Por Mauricio Sanders

No amo mi patria, pero amo algunas figuras de su historia, si puedo conocerlas con detalle. Cuando son estampitas piadosas, más bien me caen gordas.

En 1812, durante el sitio de Cuautla, mientras las tropas realistas del general Calleja los bombardeaban desde afuera de la ciudad, los insurgentes al mando de José María Morelos y Pavón se distraían con travesuras. Una de éstas era montar monigotes de trapo sobre caballos flacos, a los que ataban campanillas y cascabeles, para poner en alarma al enemigo y hacerle gastar municiones en balde. También tocaban tambor de ataque porque sí, nada más para traer fintos a los sitiadores.

Una de las ocurrencias de los sitiados fue, literalmente, una chiquillada que le vino a la mente a Juan Nepomuceno Almonte, hijo del cura Morelos. “El niño Nepomuceno”, como le decían de cariño, había organizado la Compañía de Emulantes, unos chamacos que, con resorteras, llegaron a apresar a un realista. Como castigo por alguna trastada que hicieron, Morelos metió en arresto a dieciocho Emulantes.

Nepomuceno, que entonces tenía 9 años, se subió a la azotea de la cárcel con algunos compinches y liberó con cuerdas a cuatro prisioneritos. Aunque su papá le puso una regañiza, la diablura de su hijo debió haberle resultado simpática, pues no disolvió su Compañía.

En Cuautla, el hambre apretaba. Al principio, además de maíz, los soldados de Morelos recibían frijol y algo de carne. Podían conseguir garbanzo. Sin embargo, para el segundo mes del sitio, ya sólo quedaba, aparte de maíz, un poco de piloncillo, aguardiente y, de vez en cuando, una tortita de pan. Alguno que otro calentano guardaba todavía tantita cecina. Para el tercer mes, la situación empeoró, haciéndose insoportable por el hambre, la peste y el asedio constante. No había sal ni chile. Los que tenían suerte, comían iguanas, gatos y cueros. Otros salían a buscar verdolagas, con el riesgo de ser baleados.
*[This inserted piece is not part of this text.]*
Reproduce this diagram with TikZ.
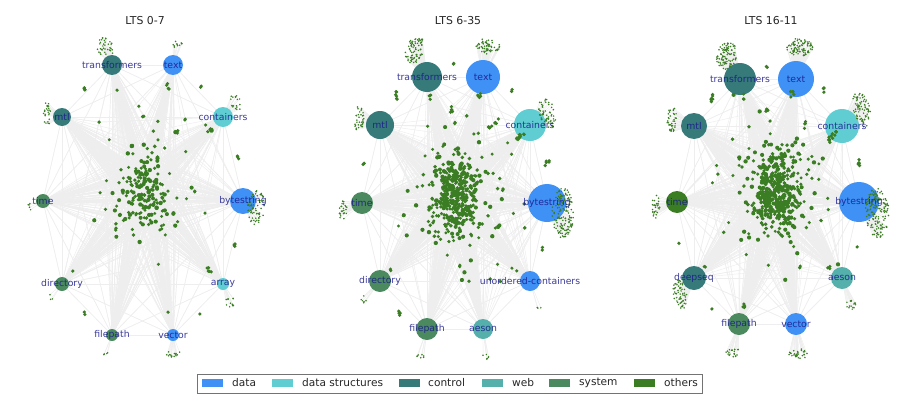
\documentclass[tikz,border=0pt]{standalone}
\usepackage{fontspec}
\setmainfont{DejaVu Sans}
\pgfdeclarelayer{back}
\pgfdeclarelayer{bg}
\pgfsetlayers{back,bg,main}
\definecolor{cdata}{RGB}{64,145,245}
\definecolor{cds}{RGB}{95,205,210}
\definecolor{ccontrol}{RGB}{55,122,122}
\definecolor{cweb}{RGB}{85,175,170}
\definecolor{csys}{RGB}{75,137,95}
\definecolor{cother}{RGB}{58,125,34}
\definecolor{labc}{RGB}{25,25,140}
\definecolor{ttlc}{RGB}{38,38,38}
\definecolor{edgec}{RGB}{238,238,238}
\tikzset{
  hub/.style={circle, inner sep=0pt, draw=none},
  lbl/.style={text=labc, text opacity=0.85, font=\fontsize{9.3}{10}\selectfont, inner sep=0pt},
  edge/.style={draw=edgec, line width=0.45pt},
  ttl/.style={text=ttlc, font=\fontsize{10.9}{12}\selectfont, inner sep=0pt},
  patch/.style={inner sep=0pt, minimum width=21pt, minimum height=8pt, draw=none},
  legtxt/.style={text=ttlc, font=\fontsize{10.6}{12}\selectfont, inner sep=0pt, anchor=west},
}
% cloud coordinates: prefix, from, to, cx, cy, sx, sy
\newcommand{\mkcloud}[7]{%
  \foreach \i in {#2,...,#3}{%
    \pgfmathsetmacro\cldx{#4+#6*(rand+rand+rand)}%
    \pgfmathsetmacro\cldy{#5+#7*(rand+rand+rand)}%
    \coordinate (#1-c\i) at (\cldx,\cldy);%
  }}
% leaf cluster: prefix, hub, cx, cy, rx, ry, n, angle  (coordinates prefix-hub-L<k>, small dots)
\newcommand{\mkleaf}[8]{%
  \foreach \k in {1,...,#7}{%
    \pgfmathsetmacro\lfa{360*rnd}%
    \pgfmathsetmacro\lfs{sqrt(rnd)}%
    \pgfmathsetmacro\lfu{#5*\lfs*cos(\lfa)}%
    \pgfmathsetmacro\lfv{#6*\lfs*sin(\lfa)}%
    \pgfmathsetmacro\lfx{#3+\lfu*cos(#8)-\lfv*sin(#8)}%
    \pgfmathsetmacro\lfy{#4+\lfu*sin(#8)+\lfv*cos(#8)}%
    \coordinate (#1-#2-L\k) at (\lfx,\lfy);%
    \fill[cother] (#1-#2-L\k) circle (0.85);%
  }}
% clump of larger dots: cx, cy, rx, ry, n, angle
\newcommand{\mkclump}[6]{%
  \foreach \k in {1,...,#5}{%
    \pgfmathsetmacro\lfa{360*rnd}%
    \pgfmathsetmacro\lfs{sqrt(rnd)}%
    \pgfmathsetmacro\lfu{#3*\lfs*cos(\lfa)}%
    \pgfmathsetmacro\lfv{#4*\lfs*sin(\lfa)}%
    \pgfmathsetmacro\lfx{#1+\lfu*cos(#6)-\lfv*sin(#6)}%
    \pgfmathsetmacro\lfy{#2+\lfu*sin(#6)+\lfv*cos(#6)}%
    \fill[cother] (\lfx,\lfy) circle (1.8);%
  }}
% all edges of a panel, in one background block: prefix, hub list, N, per-hub count, hub/leafcount list
\newcommand{\mkedges}[5]{%
  \begin{pgfonlayer}{bg}%
  \foreach \a in #2 {%
    \foreach \k in {1,...,#4}{%
      \pgfmathtruncatemacro\j{random(1,#3)}%
      \draw[edge] (#1-\a.center) -- (#1-c\j);%
    }%
    \foreach \b in #2 {\draw[edge] (#1-\a.center) -- (#1-\b.center);}%
  }%
  \foreach \a/\n in {#5} {%
    \foreach \k in {1,...,\n} {\draw[edge] (#1-\a.center) -- (#1-\a-L\k);}%
  }%
  \end{pgfonlayer}}
\newcommand{\mkdots}[2]{%
  \foreach \i in {1,...,#2}{%
    \pgfmathsetmacro\rr{1.6+0.6*rnd}%
    \fill[cother] (#1-c\i) circle (\rr);%
  }}
\begin{document}
\begin{tikzpicture}[x=1pt,y=-1pt]
\useasboundingbox (0,0) rectangle (900,407);
\begin{pgfonlayer}{back}
\fill[white] (0,0) rectangle (900,407);
\end{pgfonlayer}
\pgfmathsetseed{11}

% ================= Panel A: LTS 0-7 =================
\node[ttl] (tA) at (145,21) {LTS 0-7};
\def\hubsA{transformers,text,mtl,containers,time,bytestring,directory,array,filepath,vector}
\foreach \nm/\x/\y/\r/\c in {transformers/112/65/10/ccontrol, text/173/65/10/cdata, mtl/62/117/9/ccontrol, containers/223/117/10/cds, time/43/201/7/csys, bytestring/243/201/13/cdata, directory/62/284/7/csys, array/223/284/6/cds, filepath/112/335/6/csys, vector/173/335/6/cdata}
  \node[hub, fill=\c, minimum size=2*\r] (A-\nm) at (\x,\y) {};
\mkcloud{A}{1}{150}{143}{195}{12}{20}
\mkcloud{A}{151}{200}{145}{190}{26}{36}
\mkdots{A}{200}
\mkleaf{A}{transformers}{106}{47}{9}{10}{35}{0}
\mkleaf{A}{text}{176}{44}{6}{4}{12}{0}
\mkleaf{A}{mtl}{47}{114}{4}{12}{25}{0}
\mkleaf{A}{containers}{236}{103}{5}{9}{18}{-20}
\mkleaf{A}{bytestring}{256}{207}{9}{18}{70}{0}
\mkleaf{A}{array}{230}{302}{5}{5}{12}{0}
\mkleaf{A}{vector}{173}{353}{7}{4}{15}{0}
\mkleaf{A}{filepath}{106}{354}{3}{2}{4}{0}
\mkleaf{A}{directory}{51}{297}{2}{3}{3}{0}
\mkleaf{A}{time}{29}{207}{2}{5}{5}{0}
\mkedges{A}{\hubsA}{200}{90}{transformers/35,text/12,mtl/25,containers/18,bytestring/70,array/12,vector/15,filepath/4,directory/3,time/5}
\mkclump{84}{88}{1.5}{3}{4}{0}
\mkclump{117}{90}{0.3}{0.3}{1}{0}
\mkclump{168}{87}{1.5}{4}{4}{0}
\mkclump{201}{86}{1}{2}{2}{0}
\mkclump{139}{106}{0.3}{0.3}{1}{0}
\mkclump{143}{116}{1.2}{3}{3}{0}
\mkclump{185}{118}{1}{2}{2}{0}
\mkclump{210}{132}{2}{6}{8}{40}
\mkclump{237}{158}{2}{2}{3}{0}
\mkclump{178}{132}{1}{2}{2}{0}
\mkclump{195}{191}{1}{2}{2}{0}
\mkclump{235}{245}{1.2}{2}{3}{0}
\mkclump{209}{270}{1.5}{4}{5}{-40}
\mkclump{85}{313}{1}{2}{2}{0}
\mkclump{73}{271}{0.3}{0.3}{1}{0}
\mkclump{168}{312}{0.3}{0.3}{1}{0}
\mkclump{200}{314}{0.3}{0.3}{1}{0}
\foreach \nm in \hubsA
  \node[lbl] (A-\nm-l) at (A-\nm) {\nm};

% ================= Panel B: LTS 6-35 =================
\node[ttl] (tB) at (458,21) {LTS 6-35};
\def\hubsB{transformers,text,mtl,containers,time,bytestring,directory,unordered-containers,filepath,aeson}
\foreach \nm/\x/\y/\r/\c in {transformers/427/77/15/ccontrol, text/483/77/17/cdata, mtl/380/125/14/ccontrol, containers/530/125/16/cds, time/362/203/11/csys, bytestring/547/203/19/cdata, directory/380/281/11/csys, unordered-containers/530/281/10/cdata, filepath/427/329/11/csys, aeson/483/329/10/cweb}
  \node[hub, fill=\c, minimum size=2*\r] (B-\nm) at (\x,\y) {};
\mkcloud{B}{1}{340}{455}{195}{11}{20}
\mkcloud{B}{341}{440}{457}{195}{28}{38}
\mkdots{B}{440}
\mkleaf{B}{transformers}{415}{50}{9}{14}{80}{20}
\mkleaf{B}{text}{488}{46}{12}{8}{60}{0}
\mkleaf{B}{mtl}{359}{120}{5}{14}{35}{0}
\mkleaf{B}{containers}{547}{113}{8}{16}{60}{-15}
\mkleaf{B}{bytestring}{563}{213}{11}{25}{150}{0}
\mkleaf{B}{time}{343}{211}{4}{10}{25}{0}
\mkleaf{B}{directory}{364}{299}{3}{4}{6}{0}
\mkleaf{B}{unordered-containers}{539}{308}{2}{1}{3}{0}
\mkleaf{B}{filepath}{420}{356}{4}{3}{7}{0}
\mkleaf{B}{aeson}{485}{357}{4}{3}{6}{0}
\mkedges{B}{\hubsB}{440}{100}{transformers/80,text/60,mtl/35,containers/60,bytestring/150,time/25,directory/6,unordered-containers/3,filepath/7,aeson/6}
\mkclump{397}{95}{2}{5}{6}{0}
\mkclump{430}{97}{1.5}{3}{3}{0}
\mkclump{454}{65}{1}{2}{2}{0}
\mkclump{479}{95}{2}{5}{5}{0}
\mkclump{512}{89}{1}{3}{2}{0}
\mkclump{452}{112}{1.5}{3}{4}{0}
\mkclump{455}{122}{1}{2}{2}{0}
\mkclump{490}{127}{1.5}{4}{4}{30}
\mkclump{497}{122}{1.5}{4}{4}{30}
\mkclump{520}{137}{2.5}{7}{10}{45}
\mkclump{547}{163}{2}{4}{5}{30}
\mkclump{364}{164}{1}{2}{2}{0}
\mkclump{543}{249}{1}{2}{2}{0}
\mkclump{390}{271}{1}{2}{2}{0}
\mkclump{399}{313}{1.5}{3.5}{4}{0}
\mkclump{460}{265}{1}{2}{2}{0}
\mkclump{517}{271}{0.3}{0.3}{1}{0}
\foreach \nm in \hubsB
  \node[lbl] (B-\nm-l) at (B-\nm) {\nm};

% ================= Panel C: LTS 16-11 =================
\node[ttl] (tC) at (771,21) {LTS 16-11};
\def\hubsC{transformers,text,mtl,containers,time,bytestring,deepseq,aeson,filepath,vector}
\foreach \nm/\x/\y/\r/\c in {transformers/740/79/16/ccontrol, text/796/79/18/cdata, mtl/694/126/13/ccontrol, containers/842/126/17/cds, time/677/202/11/cother, bytestring/859/202/20/cdata, deepseq/694/278/12/ccontrol, aeson/842/278/11/cweb, filepath/739/324/11/csys, vector/796/324/11/cdata}
  \node[hub, fill=\c, minimum size=2*\r] (C-\nm) at (\x,\y) {};
\mkcloud{C}{1}{370}{775}{188}{12}{20}
\mkcloud{C}{371}{480}{775}{190}{28}{38}
\mkdots{C}{480}
\mkleaf{C}{transformers}{727}{55}{10}{15}{100}{20}
\mkleaf{C}{text}{800}{47}{14}{9}{90}{0}
\mkleaf{C}{mtl}{672}{119}{5}{13}{40}{0}
\mkleaf{C}{containers}{862}{110}{9}{18}{80}{-15}
\mkleaf{C}{bytestring}{877}{213}{12}{25}{160}{0}
\mkleaf{C}{time}{656}{207}{4}{12}{30}{0}
\mkleaf{C}{deepseq}{680}{295}{7}{15}{60}{-10}
\mkleaf{C}{aeson}{852}{305}{6}{5}{15}{30}
\mkleaf{C}{filepath}{733}{352}{7}{5}{20}{0}
\mkleaf{C}{vector}{798}{354}{9}{6}{30}{0}
\mkedges{C}{\hubsC}{480}{100}{transformers/100,text/90,mtl/40,containers/80,bytestring/160,time/30,deepseq/60,aeson/15,filepath/20,vector/30}
\mkclump{711}{97}{2}{6}{6}{0}
\mkclump{743}{97}{1.5}{4}{3}{0}
\mkclump{767}{67}{1}{2}{2}{0}
\mkclump{792}{95}{2.5}{6}{5}{0}
\mkclump{824}{90}{1}{3}{3}{0}
\mkclump{767}{113}{2}{4}{4}{0}
\mkclump{805}{125}{2}{4}{4}{0}
\mkclump{832}{137}{3}{8}{12}{40}
\mkclump{859}{162}{2}{4}{5}{0}
\mkclump{733}{138}{1}{2}{2}{0}
\mkclump{679}{243}{0.3}{0.3}{1}{0}
\mkclump{744}{307}{1.5}{4}{4}{0}
\mkclump{830}{268}{2}{3}{3}{-30}
\mkclump{800}{268}{1}{2}{2}{0}
\mkclump{857}{247}{0.3}{0.3}{1}{0}
\mkclump{712}{309}{0.3}{0.3}{1}{0}
\mkclump{705}{266}{1}{2}{2}{0}
\foreach \nm in \hubsC
  \node[lbl] (C-\nm-l) at (C-\nm) {\nm};

% ================= Legend =================
\node[draw=black!55, line width=0.8pt, fill=white, minimum width=505pt, minimum height=19pt, inner sep=0pt] (legend) at (449.5,383.5) {};
\node[patch, fill=cdata] (lg-data) at (212.5,383) {};
\node[legtxt] (lt-data) at (232,383) {data};
\node[patch, fill=cds] (lg-ds) at (282.5,383) {};
\node[legtxt] (lt-ds) at (302,383) {data structures};
\node[patch, fill=ccontrol] (lg-control) at (409,383) {};
\node[legtxt] (lt-control) at (428,383) {control};
\node[patch, fill=cweb] (lg-web) at (492,383) {};
\node[legtxt] (lt-web) at (512,383) {web};
\node[patch, fill=csys] (lg-sys) at (559,383) {};
\node[legtxt] (lt-sys) at (579,383) {system};
\node[patch, fill=cother] (lg-oth) at (644,383) {};
\node[legtxt] (lt-oth) at (664,383) {others};
\end{tikzpicture}
\end{document}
Los habitantes de Cuautla, que ni eran todos realistas ni todos insurgentes, quedaron atrapados entre dos fuegos. A veces, pedían a los de Morelos que les dejaran salir de la ciudad y, entonces, hacían señas a los de Calleja, suplicando por señas que les permitieran recoger las hierbas, raíces y frutas que pudieran. A pesar de lo sangriento del sitio, los realistas no les disparaban y los insurgentes no les imponían castigo. Entre tanto, Morelos no perdía el ánimo. Cierto día, escribió a Calleja para pedirle que “le echara más bombitas”, porque se estaba aburriendo.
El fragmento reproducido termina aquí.